Dijital hizmet vergisinin mükellefi, dijital hizmet sağlayıcılarıdır. Bunların Gelir Vergisi Kanunu ile Kurumlar Vergisi Kanunu bakımından tam mükellef olup olmaması, dar mükellefiyette söz konusu faaliyetleri Türkiye’de bulunan iş yeri veya daimi temsilcileri vasıtasıyla gerçekleştirip gerçekleştirmemesi Dijital Hizmet Vergisi mükellefiyetine tesir etmeyecek.
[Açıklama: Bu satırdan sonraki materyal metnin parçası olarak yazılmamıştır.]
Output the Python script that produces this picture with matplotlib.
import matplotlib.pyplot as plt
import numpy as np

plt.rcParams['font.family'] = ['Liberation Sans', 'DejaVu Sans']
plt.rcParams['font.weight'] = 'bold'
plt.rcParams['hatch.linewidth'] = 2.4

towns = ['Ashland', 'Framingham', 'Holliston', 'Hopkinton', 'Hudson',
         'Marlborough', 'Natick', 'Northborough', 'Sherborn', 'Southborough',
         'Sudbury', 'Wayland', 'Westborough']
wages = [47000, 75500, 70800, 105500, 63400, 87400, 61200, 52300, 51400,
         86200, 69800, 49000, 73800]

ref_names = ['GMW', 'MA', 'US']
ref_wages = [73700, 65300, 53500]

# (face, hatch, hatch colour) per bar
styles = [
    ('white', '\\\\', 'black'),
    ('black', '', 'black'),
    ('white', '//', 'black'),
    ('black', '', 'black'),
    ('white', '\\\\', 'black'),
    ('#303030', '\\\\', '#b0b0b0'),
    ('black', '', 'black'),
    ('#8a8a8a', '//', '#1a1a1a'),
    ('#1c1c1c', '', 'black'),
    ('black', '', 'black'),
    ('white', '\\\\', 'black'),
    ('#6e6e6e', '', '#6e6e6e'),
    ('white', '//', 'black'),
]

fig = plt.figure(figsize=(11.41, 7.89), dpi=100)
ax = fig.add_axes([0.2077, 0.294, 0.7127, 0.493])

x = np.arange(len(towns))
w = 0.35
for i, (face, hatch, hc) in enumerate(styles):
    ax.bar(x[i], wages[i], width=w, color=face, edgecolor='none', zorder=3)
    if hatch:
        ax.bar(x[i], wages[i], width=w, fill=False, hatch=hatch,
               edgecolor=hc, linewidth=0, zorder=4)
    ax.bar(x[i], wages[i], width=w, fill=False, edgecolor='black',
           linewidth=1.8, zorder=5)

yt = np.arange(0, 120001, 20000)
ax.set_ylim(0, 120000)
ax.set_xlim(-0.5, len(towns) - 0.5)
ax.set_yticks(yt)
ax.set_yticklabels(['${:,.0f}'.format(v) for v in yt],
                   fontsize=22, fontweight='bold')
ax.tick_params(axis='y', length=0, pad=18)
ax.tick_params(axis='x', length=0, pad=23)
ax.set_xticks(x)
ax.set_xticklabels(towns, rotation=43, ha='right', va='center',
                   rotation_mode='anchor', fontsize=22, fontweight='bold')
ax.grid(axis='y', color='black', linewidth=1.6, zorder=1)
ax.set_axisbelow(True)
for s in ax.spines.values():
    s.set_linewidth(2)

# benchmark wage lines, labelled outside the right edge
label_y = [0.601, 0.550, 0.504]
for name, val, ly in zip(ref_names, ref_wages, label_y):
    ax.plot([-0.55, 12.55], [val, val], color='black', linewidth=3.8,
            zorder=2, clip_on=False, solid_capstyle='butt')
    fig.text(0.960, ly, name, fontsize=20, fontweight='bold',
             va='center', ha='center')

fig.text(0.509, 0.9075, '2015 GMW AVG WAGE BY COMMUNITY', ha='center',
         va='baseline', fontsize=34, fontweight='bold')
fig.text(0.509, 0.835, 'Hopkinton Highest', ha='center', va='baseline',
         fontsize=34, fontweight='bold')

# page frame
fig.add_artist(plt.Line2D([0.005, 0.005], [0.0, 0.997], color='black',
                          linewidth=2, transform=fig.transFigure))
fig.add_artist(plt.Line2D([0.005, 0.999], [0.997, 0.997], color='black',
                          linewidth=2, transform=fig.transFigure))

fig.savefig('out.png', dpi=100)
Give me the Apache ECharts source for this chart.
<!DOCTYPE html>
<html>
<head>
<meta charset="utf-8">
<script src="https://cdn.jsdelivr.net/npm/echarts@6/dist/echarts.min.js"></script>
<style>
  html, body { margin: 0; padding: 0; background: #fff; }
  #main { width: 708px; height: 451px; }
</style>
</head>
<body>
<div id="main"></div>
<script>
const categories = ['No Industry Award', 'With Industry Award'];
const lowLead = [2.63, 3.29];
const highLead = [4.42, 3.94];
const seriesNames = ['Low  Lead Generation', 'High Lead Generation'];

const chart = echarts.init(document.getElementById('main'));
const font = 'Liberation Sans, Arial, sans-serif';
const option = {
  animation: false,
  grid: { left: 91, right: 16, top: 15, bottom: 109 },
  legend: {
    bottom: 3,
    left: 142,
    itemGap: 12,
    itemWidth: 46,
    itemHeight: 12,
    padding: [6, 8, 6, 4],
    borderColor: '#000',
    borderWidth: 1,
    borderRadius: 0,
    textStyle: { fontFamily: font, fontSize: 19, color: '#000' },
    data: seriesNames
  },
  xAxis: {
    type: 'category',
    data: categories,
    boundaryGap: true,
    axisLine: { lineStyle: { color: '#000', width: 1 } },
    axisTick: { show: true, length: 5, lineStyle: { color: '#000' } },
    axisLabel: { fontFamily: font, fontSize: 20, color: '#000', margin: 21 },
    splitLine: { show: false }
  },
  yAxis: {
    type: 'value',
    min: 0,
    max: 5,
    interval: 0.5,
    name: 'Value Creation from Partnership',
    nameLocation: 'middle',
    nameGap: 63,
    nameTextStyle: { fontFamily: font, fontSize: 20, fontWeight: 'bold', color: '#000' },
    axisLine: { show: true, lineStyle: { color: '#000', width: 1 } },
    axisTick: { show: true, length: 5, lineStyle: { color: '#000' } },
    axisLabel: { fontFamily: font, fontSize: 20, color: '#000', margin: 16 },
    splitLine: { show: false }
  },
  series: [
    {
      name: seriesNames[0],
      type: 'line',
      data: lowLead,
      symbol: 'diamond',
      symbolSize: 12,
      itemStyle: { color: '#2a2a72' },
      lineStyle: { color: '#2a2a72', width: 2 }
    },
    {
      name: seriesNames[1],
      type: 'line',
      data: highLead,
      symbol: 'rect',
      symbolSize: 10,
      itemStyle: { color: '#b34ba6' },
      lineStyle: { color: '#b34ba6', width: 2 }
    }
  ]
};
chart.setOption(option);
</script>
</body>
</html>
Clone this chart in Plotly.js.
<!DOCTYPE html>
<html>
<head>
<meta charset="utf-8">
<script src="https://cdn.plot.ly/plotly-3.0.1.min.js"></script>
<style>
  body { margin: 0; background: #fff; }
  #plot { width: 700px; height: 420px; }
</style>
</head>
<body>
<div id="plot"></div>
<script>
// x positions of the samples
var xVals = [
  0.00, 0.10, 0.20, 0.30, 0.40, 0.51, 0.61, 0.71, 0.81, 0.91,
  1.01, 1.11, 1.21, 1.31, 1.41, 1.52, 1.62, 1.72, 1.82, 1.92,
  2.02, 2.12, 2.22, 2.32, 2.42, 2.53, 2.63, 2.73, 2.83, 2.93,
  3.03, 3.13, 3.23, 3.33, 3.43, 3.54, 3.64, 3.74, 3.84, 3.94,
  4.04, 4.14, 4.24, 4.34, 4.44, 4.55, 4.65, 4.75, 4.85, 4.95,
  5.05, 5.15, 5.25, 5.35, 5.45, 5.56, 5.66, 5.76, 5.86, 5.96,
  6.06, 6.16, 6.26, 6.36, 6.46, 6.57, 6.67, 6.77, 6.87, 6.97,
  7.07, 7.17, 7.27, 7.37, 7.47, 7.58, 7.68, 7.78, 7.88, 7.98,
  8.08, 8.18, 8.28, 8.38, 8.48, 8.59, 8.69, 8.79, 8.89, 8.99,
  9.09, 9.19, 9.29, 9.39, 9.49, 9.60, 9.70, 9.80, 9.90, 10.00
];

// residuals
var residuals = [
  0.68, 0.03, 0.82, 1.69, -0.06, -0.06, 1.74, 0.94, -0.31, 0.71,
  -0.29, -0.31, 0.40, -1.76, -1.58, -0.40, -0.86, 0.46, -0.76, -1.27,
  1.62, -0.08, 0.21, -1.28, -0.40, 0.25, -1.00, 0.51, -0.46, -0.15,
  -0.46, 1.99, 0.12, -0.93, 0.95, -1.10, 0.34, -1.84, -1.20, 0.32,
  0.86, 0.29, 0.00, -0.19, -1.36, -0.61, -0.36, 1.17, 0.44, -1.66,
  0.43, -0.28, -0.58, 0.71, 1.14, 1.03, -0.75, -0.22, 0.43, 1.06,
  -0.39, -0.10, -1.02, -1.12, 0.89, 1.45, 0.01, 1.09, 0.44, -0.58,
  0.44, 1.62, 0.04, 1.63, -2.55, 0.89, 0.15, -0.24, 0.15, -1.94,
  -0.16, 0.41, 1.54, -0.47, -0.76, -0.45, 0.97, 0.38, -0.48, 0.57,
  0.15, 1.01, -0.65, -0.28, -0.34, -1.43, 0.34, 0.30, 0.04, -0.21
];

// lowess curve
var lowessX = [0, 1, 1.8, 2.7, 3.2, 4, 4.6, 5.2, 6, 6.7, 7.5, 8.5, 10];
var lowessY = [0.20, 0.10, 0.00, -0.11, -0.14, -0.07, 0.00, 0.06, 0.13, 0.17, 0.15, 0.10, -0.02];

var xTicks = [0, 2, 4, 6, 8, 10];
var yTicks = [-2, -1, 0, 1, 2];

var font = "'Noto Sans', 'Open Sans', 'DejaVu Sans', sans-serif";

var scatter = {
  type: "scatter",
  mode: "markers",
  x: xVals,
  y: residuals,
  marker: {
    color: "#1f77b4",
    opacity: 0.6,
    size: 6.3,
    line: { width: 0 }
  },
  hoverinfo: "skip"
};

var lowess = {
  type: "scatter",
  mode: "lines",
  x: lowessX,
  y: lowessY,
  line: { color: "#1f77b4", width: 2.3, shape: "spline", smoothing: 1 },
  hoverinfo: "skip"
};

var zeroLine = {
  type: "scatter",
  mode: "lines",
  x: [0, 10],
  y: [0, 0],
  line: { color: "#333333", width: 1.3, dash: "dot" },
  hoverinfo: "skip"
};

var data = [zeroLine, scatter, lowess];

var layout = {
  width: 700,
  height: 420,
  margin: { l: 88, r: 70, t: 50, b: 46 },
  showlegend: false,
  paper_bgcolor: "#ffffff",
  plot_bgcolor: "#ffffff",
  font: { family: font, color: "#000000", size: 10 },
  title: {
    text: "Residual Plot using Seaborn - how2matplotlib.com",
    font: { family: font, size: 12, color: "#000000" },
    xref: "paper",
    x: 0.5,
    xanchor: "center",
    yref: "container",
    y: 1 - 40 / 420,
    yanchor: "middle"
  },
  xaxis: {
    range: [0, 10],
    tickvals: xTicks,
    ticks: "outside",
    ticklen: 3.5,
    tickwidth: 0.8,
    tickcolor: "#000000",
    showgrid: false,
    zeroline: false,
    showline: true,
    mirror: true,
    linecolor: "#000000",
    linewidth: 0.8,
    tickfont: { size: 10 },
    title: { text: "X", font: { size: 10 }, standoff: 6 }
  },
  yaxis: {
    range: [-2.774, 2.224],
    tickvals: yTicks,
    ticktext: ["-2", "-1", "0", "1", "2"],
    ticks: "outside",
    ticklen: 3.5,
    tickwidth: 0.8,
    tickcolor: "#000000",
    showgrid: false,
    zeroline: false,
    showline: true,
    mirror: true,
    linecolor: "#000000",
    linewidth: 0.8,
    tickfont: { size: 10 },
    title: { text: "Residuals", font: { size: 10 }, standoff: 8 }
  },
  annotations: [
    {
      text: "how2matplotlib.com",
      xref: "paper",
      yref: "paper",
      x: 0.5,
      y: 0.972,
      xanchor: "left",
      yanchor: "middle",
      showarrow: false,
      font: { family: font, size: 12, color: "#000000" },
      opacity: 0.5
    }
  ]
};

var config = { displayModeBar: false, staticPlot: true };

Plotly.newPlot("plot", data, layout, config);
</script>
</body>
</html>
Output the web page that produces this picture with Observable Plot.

Diğer yandan mükellefin Türkiye içinde ikametgâhının, iş yerinin, kanuni iş merkezlerinin bulunmaması halleriyle gerekli görülen diğer hallerde Hazine ve Maliye Bakanlığı, vergi alacağının emniyet altına alınması amacıyla, vergiye tabi işlemlere taraf olanlar ile işleme ve ödemeye aracılık edenleri verginin ödenmesinden sorumlu tutabilecek.
İlgili hesap döneminden önceki hesap döneminde dijital hizmetlere ilişkin Türkiye’de elde edilen hasılatın 20 milyon Türk Lirası’ndan veya dünya genelinde elde edilen hasılatın 750 milyon ‘Euro’dan veya muadili yabancı para karşılığı Türk Lirası’ndan az olanlar Dijital Hizmet Vergisi’nden muaf tutulacak.
Mükellefin, finansal muhasebe açısından konsolide bir grubun üyesi olması halinde, bu hadlerin uygulanmasında grubun verginin konusuna giren hizmetlere ilişkin elde ettiği toplam hasılat dikkate alınacak.
Arka arkaya iki hesap dönemi boyunca yukarıda belirtilen hadlerden herhangi birinin altında kalanların vergi muafiyeti, izleyen hesap döneminden itibaren başlayacak.
Cumhurbaşkanı, yukarıda birinci fıkrada yer alan hadleri verginin konusuna giren hizmet türlerine göre ayrı ayrı veya birlikte sıfıra kadar indirmeye veya üç katına kadar artırmaya yetkilidir.